DATA SECTION:
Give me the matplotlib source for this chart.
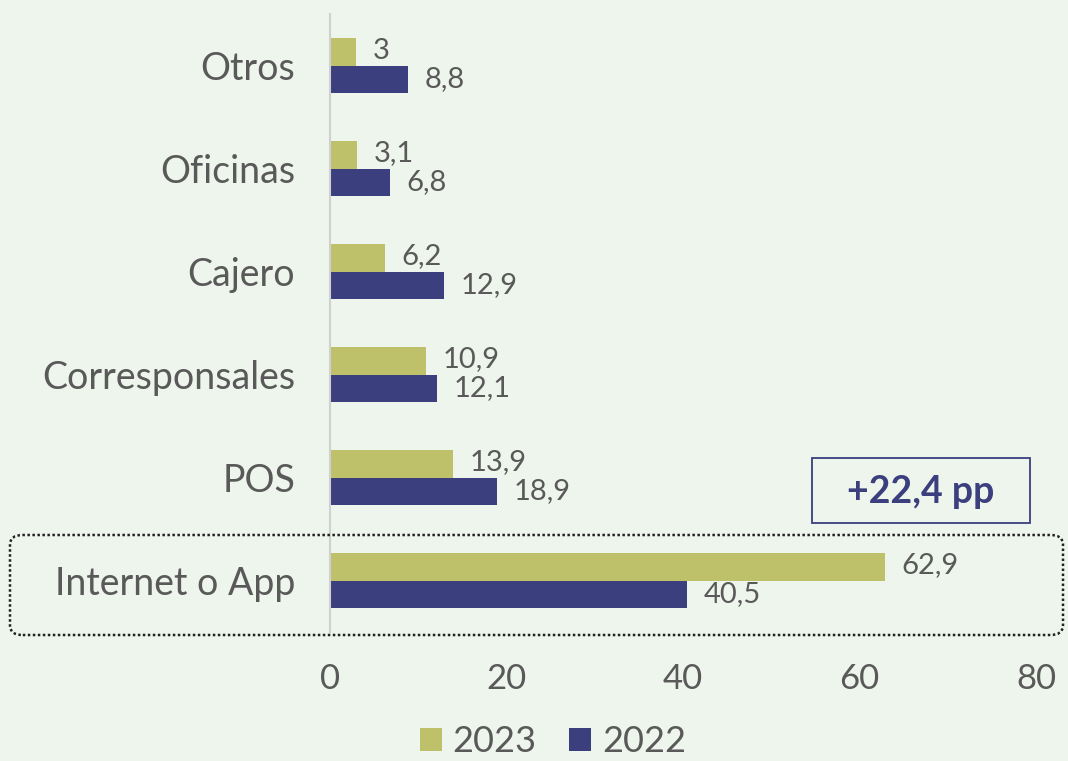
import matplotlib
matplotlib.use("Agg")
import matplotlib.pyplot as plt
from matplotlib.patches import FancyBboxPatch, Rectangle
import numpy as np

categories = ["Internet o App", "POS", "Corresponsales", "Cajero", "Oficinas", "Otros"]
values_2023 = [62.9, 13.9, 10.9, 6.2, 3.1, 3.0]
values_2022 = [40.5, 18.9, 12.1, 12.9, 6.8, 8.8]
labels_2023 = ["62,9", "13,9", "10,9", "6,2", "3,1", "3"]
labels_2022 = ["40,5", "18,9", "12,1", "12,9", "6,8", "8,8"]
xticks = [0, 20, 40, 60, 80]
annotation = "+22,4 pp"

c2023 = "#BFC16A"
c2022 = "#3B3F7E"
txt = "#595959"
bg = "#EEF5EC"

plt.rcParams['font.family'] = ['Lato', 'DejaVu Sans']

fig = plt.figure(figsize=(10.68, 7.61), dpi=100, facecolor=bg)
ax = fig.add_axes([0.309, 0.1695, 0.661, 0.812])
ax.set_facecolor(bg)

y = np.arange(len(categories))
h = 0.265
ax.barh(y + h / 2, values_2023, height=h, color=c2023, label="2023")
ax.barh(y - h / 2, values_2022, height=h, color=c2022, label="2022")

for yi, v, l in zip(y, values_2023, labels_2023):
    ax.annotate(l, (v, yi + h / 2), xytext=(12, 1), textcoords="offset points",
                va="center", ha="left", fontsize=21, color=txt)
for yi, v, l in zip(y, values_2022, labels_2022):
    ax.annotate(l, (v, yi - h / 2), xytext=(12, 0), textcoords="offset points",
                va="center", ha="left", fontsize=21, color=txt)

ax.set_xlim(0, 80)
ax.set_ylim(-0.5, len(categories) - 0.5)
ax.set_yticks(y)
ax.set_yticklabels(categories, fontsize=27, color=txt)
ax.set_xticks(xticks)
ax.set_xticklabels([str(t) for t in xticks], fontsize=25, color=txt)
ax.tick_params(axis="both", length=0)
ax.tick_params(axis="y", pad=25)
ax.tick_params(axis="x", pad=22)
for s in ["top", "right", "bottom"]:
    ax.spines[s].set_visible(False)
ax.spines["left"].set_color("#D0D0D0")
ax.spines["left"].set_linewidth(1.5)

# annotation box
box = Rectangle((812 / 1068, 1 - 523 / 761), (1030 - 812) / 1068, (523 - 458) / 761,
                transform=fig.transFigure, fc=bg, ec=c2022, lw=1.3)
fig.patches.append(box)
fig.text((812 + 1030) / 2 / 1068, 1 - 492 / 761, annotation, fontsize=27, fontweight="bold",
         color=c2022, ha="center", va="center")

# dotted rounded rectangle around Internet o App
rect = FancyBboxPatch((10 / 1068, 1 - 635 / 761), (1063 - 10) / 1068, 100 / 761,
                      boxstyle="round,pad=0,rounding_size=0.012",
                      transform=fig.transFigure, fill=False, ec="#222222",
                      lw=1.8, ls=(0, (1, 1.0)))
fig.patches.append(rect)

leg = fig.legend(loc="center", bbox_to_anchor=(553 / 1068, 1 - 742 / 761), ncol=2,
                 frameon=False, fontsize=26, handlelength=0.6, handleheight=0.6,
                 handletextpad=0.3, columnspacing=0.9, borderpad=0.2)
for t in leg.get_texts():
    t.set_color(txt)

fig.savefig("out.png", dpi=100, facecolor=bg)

GOAL: Quote the material in full and exactly; do not carry over its pictures.

SOLUTION:
Give me the matplotlib source for this chart.
import matplotlib
matplotlib.use("Agg")
import matplotlib.pyplot as plt
from matplotlib.patches import FancyBboxPatch, Rectangle
import numpy as np

categories = ["Internet o App", "POS", "Corresponsales", "Cajero", "Oficinas", "Otros"]
values_2023 = [62.9, 13.9, 10.9, 6.2, 3.1, 3.0]
values_2022 = [40.5, 18.9, 12.1, 12.9, 6.8, 8.8]
labels_2023 = ["62,9", "13,9", "10,9", "6,2", "3,1", "3"]
labels_2022 = ["40,5", "18,9", "12,1", "12,9", "6,8", "8,8"]
xticks = [0, 20, 40, 60, 80]
annotation = "+22,4 pp"

c2023 = "#BFC16A"
c2022 = "#3B3F7E"
txt = "#595959"
bg = "#EEF5EC"

plt.rcParams['font.family'] = ['Lato', 'DejaVu Sans']

fig = plt.figure(figsize=(10.68, 7.61), dpi=100, facecolor=bg)
ax = fig.add_axes([0.309, 0.1695, 0.661, 0.812])
ax.set_facecolor(bg)

y = np.arange(len(categories))
h = 0.265
ax.barh(y + h / 2, values_2023, height=h, color=c2023, label="2023")
ax.barh(y - h / 2, values_2022, height=h, color=c2022, label="2022")

for yi, v, l in zip(y, values_2023, labels_2023):
    ax.annotate(l, (v, yi + h / 2), xytext=(12, 1), textcoords="offset points",
                va="center", ha="left", fontsize=21, color=txt)
for yi, v, l in zip(y, values_2022, labels_2022):
    ax.annotate(l, (v, yi - h / 2), xytext=(12, 0), textcoords="offset points",
                va="center", ha="left", fontsize=21, color=txt)

ax.set_xlim(0, 80)
ax.set_ylim(-0.5, len(categories) - 0.5)
ax.set_yticks(y)
ax.set_yticklabels(categories, fontsize=27, color=txt)
ax.set_xticks(xticks)
ax.set_xticklabels([str(t) for t in xticks], fontsize=25, color=txt)
ax.tick_params(axis="both", length=0)
ax.tick_params(axis="y", pad=25)
ax.tick_params(axis="x", pad=22)
for s in ["top", "right", "bottom"]:
    ax.spines[s].set_visible(False)
ax.spines["left"].set_color("#D0D0D0")
ax.spines["left"].set_linewidth(1.5)

# annotation box
box = Rectangle((812 / 1068, 1 - 523 / 761), (1030 - 812) / 1068, (523 - 458) / 761,
                transform=fig.transFigure, fc=bg, ec=c2022, lw=1.3)
fig.patches.append(box)
fig.text((812 + 1030) / 2 / 1068, 1 - 492 / 761, annotation, fontsize=27, fontweight="bold",
         color=c2022, ha="center", va="center")

# dotted rounded rectangle around Internet o App
rect = FancyBboxPatch((10 / 1068, 1 - 635 / 761), (1063 - 10) / 1068, 100 / 761,
                      boxstyle="round,pad=0,rounding_size=0.012",
                      transform=fig.transFigure, fill=False, ec="#222222",
                      lw=1.8, ls=(0, (1, 1.0)))
fig.patches.append(rect)

leg = fig.legend(loc="center", bbox_to_anchor=(553 / 1068, 1 - 742 / 761), ncol=2,
                 frameon=False, fontsize=26, handlelength=0.6, handleheight=0.6,
                 handletextpad=0.3, columnspacing=0.9, borderpad=0.2)
for t in leg.get_texts():
    t.set_color(txt)

fig.savefig("out.png", dpi=100, facecolor=bg)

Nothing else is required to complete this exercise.